Feminist theory has offered us brilliant critiques of patriarchy and very few insightful ideas about alternative masculinity (39)

There are few male models for grieving... most adults are more comfortable confronting a raging teenager than one who is overwhelmed by sorrow and cannot stop weeping (51)

In patriarchal culture women are as violent as men toward the groups that they have power over and can dominate freely; usually that group is children or weaker females. Like its male counterpart, much female violence toward children takes the form of emotional abuse, especially verbal abuse and shaming, hence it is difficult to document (63)

There will always come a moment when patriarchy will ask [mothers] to sacrifice their sons. Usually this moment comes in adolescence, when many caring and affectionate mothers stop giving their sons emotional nurturance for fear it will emasculate them. Unable to cope with the loss of emotional connection, boys internalize the pain and mask it with indifference or rage (65)

In the past 10 years mass media have produced a number of movies aimed at boys that glorify war... that once again make it appear heroic to die alone, away from home, fighting for a cause you may or may not understand (71)

Everywhere men are in power, controlling virtually all the economic, political, and social institutions of society. Yet individual men do not feel powerful--far from it (83)

To take the inherent positive sexuality of males and turn it into violence is the patriarchal crime that is perpetuated against the male body (84)

Homophobia becomes amplified among heterosexual men because its overt expression is useful as a way to identify, among apparently similar macho men, who is gay and who is straight (87)

Women with class privilege have been the only group who have perpetuated the notion that men are all-powerful, because often the men in their families were powerful (99)

When we love someone and feel loved by them, somehow along the way our suffering subsides, our deepest wounds begin healing, and our hearts start to feel safe enough to be vulnerable and to open a little wider. We begin experiencing our own emotions and the feelings of those around us (104)

Only a feminist vision that embraces feminist masculinity, that loves boys and men and demands on their behalf every right that we desire for girls and women, can renew men in our society (111)

Teachers of children see gender equality mostly in terms of ensuring that girls get to have the same privileges and rights as boys within the existing social structure; they do not see it in terms of granting boys the same rights as girls--for instance the right to choose not to engage in aggressive or violent play, the right to play with dolls, to play dress up, to wear costumes of either gender, the right to choose (111)

We must first replace the dominator model with a partnership model... In a partnership model male identity, like its female counterpart, would be centered around the notion of an essential goodness that is inherently relationally oriented (117)

Despite the successes of the feminist movement, the socialization of boys--the making of patriarchal masculine identity--has not been radically altered.

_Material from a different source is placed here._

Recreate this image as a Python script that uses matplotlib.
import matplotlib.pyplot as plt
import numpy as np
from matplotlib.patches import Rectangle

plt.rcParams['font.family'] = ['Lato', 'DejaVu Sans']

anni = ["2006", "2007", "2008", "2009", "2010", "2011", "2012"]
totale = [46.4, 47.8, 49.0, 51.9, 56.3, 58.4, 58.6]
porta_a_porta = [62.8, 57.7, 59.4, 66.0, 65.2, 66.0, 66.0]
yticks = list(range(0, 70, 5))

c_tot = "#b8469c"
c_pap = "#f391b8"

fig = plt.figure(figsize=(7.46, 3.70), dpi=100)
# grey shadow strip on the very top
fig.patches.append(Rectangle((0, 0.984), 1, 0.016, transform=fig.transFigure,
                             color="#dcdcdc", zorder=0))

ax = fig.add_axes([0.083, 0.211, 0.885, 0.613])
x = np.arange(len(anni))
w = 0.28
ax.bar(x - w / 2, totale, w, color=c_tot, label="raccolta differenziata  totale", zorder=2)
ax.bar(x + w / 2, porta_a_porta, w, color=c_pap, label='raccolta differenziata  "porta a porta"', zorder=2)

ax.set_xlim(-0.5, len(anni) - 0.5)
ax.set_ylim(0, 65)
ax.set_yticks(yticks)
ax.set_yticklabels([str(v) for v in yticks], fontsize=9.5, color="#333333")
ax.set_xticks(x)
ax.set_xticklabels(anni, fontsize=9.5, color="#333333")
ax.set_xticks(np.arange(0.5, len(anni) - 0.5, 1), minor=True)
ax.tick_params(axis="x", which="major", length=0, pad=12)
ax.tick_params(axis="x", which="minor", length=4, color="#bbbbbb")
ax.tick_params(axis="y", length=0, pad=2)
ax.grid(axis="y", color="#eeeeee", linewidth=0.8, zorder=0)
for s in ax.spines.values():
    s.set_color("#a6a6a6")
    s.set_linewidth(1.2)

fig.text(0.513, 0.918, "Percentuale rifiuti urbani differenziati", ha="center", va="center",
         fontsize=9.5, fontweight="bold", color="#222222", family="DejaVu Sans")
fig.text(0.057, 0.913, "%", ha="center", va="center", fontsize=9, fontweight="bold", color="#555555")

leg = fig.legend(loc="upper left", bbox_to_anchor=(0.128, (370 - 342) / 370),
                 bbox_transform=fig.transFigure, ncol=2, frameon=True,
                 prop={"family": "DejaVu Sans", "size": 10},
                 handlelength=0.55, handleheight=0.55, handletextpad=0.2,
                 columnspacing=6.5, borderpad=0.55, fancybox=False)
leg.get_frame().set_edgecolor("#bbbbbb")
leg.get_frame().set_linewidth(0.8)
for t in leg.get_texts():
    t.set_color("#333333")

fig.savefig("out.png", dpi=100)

Feminist writing, whether fiction or theory, rarely focuses on male change (140)

Talking with men, I have been stunned when individual males would confess to sharing intense feelings with a male buddy, only to have that buddy either interrupt, to silence the sharing, offer no response, or distance himself. Men of all ages who want to talk about feelings usually learn not to go to other men (144)

Thoughts/Description

This book makes me feel things so intensely. It digs up much of the pain I have felt growing up, and recognize myself having undergone.

It articulates male pain in a way I did not know could be articulated. Having this articulation allows for understanding and recognition. That which cannot be named cannot be understood, cannot be addressed. To have the vocabulary to describe male pain from patriarchy is to be liberated from darkness, even if what is illuminated is not beautiful.

I do not know how the readings of books like this will change my direction. It does feel incredibly important, much more important than, lets say, software engineering.